--- START Stored data ---
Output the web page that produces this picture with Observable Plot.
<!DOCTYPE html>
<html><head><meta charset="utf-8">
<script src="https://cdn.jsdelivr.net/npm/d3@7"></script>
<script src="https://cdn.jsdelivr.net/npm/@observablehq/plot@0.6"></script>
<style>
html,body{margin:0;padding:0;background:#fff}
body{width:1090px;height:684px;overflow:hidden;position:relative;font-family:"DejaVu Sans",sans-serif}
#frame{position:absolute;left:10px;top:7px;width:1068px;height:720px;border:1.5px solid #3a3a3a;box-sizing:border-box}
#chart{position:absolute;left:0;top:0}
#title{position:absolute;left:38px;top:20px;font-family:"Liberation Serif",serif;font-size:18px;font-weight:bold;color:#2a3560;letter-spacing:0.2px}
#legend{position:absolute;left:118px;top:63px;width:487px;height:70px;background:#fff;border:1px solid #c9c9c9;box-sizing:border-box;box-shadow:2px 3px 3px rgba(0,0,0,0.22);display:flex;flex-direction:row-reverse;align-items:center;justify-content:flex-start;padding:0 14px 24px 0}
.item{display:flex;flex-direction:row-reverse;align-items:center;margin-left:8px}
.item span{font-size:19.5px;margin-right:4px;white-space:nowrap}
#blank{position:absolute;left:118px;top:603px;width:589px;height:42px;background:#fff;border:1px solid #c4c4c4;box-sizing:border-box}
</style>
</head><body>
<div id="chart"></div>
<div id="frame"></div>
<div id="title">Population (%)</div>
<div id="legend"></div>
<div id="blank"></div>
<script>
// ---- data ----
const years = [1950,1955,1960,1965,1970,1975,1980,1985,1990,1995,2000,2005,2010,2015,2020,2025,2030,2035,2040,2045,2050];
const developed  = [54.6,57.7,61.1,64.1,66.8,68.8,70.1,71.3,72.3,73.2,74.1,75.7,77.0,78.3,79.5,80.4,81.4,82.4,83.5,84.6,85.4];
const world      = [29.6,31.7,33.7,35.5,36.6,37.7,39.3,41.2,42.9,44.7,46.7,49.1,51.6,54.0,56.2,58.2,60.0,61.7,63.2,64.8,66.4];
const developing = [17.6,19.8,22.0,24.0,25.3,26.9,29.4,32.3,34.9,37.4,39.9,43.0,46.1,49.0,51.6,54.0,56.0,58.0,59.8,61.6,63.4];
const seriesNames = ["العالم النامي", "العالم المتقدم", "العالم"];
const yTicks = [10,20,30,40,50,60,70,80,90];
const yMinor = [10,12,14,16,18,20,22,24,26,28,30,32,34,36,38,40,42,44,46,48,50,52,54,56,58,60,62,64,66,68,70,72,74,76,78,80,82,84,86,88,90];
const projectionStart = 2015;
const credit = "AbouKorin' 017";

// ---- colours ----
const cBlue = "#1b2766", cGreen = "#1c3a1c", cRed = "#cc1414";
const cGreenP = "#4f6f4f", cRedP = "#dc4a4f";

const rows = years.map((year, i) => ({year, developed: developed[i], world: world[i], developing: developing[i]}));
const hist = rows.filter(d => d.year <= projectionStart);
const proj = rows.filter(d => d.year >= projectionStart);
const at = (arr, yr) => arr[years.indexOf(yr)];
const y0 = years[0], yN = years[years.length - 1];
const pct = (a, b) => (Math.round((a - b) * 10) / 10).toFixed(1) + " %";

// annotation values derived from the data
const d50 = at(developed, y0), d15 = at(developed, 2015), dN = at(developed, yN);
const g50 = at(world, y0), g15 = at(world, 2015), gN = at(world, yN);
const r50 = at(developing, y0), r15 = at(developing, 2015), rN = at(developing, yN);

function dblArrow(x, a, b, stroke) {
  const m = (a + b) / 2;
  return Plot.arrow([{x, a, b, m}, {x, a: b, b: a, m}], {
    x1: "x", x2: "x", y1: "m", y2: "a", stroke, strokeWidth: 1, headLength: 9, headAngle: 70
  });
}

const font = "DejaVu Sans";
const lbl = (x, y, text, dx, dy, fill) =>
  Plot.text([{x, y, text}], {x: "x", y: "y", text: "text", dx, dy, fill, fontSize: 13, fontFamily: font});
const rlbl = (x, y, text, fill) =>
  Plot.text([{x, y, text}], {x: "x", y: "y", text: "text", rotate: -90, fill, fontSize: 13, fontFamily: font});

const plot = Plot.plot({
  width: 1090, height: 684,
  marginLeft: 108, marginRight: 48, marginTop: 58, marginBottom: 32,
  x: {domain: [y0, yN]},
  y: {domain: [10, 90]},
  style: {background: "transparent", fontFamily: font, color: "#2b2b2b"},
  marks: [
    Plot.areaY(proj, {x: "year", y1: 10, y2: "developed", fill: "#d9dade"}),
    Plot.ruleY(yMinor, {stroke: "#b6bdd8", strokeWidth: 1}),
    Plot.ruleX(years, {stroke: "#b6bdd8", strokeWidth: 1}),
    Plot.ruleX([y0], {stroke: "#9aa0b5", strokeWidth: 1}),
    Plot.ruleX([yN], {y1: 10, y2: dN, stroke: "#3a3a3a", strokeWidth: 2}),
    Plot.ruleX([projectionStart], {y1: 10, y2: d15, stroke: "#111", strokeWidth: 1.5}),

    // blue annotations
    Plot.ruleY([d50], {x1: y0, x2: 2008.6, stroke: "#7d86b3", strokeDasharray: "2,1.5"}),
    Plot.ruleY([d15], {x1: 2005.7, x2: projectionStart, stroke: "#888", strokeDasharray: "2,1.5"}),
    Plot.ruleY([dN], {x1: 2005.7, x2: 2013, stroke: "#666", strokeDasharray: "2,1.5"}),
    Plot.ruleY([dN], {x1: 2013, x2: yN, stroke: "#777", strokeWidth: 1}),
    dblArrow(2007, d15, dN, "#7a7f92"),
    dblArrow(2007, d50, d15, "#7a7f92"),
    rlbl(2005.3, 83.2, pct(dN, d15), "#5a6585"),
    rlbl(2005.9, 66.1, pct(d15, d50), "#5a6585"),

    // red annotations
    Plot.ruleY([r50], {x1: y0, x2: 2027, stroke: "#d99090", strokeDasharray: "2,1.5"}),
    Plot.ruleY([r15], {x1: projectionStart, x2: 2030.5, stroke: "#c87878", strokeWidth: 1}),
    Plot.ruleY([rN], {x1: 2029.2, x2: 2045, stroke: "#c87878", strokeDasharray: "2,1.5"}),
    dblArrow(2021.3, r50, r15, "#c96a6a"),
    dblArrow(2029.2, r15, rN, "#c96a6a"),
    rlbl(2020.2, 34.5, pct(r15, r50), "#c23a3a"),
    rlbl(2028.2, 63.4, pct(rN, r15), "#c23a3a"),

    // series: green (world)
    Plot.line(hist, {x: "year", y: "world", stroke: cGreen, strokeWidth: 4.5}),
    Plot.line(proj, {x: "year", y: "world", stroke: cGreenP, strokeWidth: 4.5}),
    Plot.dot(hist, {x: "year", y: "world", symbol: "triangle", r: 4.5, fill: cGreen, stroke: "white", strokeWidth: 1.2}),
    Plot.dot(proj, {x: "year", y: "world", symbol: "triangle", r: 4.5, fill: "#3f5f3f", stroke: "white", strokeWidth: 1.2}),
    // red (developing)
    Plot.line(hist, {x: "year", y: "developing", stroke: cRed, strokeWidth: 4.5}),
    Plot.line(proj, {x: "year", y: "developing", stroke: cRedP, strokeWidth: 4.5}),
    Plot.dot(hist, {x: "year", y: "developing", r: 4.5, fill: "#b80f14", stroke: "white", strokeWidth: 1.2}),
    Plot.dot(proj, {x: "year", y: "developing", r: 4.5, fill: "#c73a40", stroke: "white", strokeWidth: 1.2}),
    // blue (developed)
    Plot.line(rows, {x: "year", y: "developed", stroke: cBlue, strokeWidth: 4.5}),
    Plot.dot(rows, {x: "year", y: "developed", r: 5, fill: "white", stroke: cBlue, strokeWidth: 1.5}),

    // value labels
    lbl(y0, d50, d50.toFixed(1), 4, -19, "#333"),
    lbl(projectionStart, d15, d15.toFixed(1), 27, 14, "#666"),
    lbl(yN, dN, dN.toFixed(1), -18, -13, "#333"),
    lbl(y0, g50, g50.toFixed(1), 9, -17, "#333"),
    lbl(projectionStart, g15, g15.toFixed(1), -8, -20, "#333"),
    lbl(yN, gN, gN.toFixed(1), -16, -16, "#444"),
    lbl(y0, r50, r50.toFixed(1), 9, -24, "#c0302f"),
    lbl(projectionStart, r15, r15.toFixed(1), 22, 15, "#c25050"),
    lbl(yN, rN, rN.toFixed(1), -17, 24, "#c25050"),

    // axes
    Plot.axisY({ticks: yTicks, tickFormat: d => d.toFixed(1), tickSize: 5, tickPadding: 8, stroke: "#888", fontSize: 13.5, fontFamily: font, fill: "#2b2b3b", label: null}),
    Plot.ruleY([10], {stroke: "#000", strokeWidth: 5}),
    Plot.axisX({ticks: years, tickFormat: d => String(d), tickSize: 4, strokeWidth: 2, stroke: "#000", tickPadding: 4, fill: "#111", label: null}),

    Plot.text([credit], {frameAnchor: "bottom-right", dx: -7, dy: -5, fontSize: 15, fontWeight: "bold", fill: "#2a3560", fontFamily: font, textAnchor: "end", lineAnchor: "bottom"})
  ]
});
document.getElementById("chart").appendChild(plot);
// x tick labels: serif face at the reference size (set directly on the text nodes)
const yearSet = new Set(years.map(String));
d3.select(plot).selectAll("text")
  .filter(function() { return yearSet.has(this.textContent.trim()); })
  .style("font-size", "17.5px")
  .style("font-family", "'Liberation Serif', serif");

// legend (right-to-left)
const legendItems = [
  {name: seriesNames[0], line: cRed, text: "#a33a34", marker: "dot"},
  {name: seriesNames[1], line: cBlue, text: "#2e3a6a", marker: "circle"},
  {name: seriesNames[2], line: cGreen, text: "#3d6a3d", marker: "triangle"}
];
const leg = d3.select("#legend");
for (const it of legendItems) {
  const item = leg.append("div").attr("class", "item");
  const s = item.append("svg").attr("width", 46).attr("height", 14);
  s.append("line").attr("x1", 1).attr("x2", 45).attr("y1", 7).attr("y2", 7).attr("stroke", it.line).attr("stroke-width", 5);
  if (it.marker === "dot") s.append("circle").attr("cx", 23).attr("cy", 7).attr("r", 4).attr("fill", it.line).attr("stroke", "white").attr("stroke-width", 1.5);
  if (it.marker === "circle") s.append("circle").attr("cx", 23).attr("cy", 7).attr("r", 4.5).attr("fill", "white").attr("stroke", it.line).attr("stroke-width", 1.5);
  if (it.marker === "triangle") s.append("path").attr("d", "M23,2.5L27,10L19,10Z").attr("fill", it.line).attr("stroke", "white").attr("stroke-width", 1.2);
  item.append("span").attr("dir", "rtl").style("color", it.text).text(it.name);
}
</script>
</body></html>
--- END Stored data ---
• **Problem to solve**
Gather up every line in the data above that contains the word "this", copying each one.

• **Final result**
Output the web page that produces this picture with Observable Plot.
  .filter(function() { return yearSet.has(this.textContent.trim()); })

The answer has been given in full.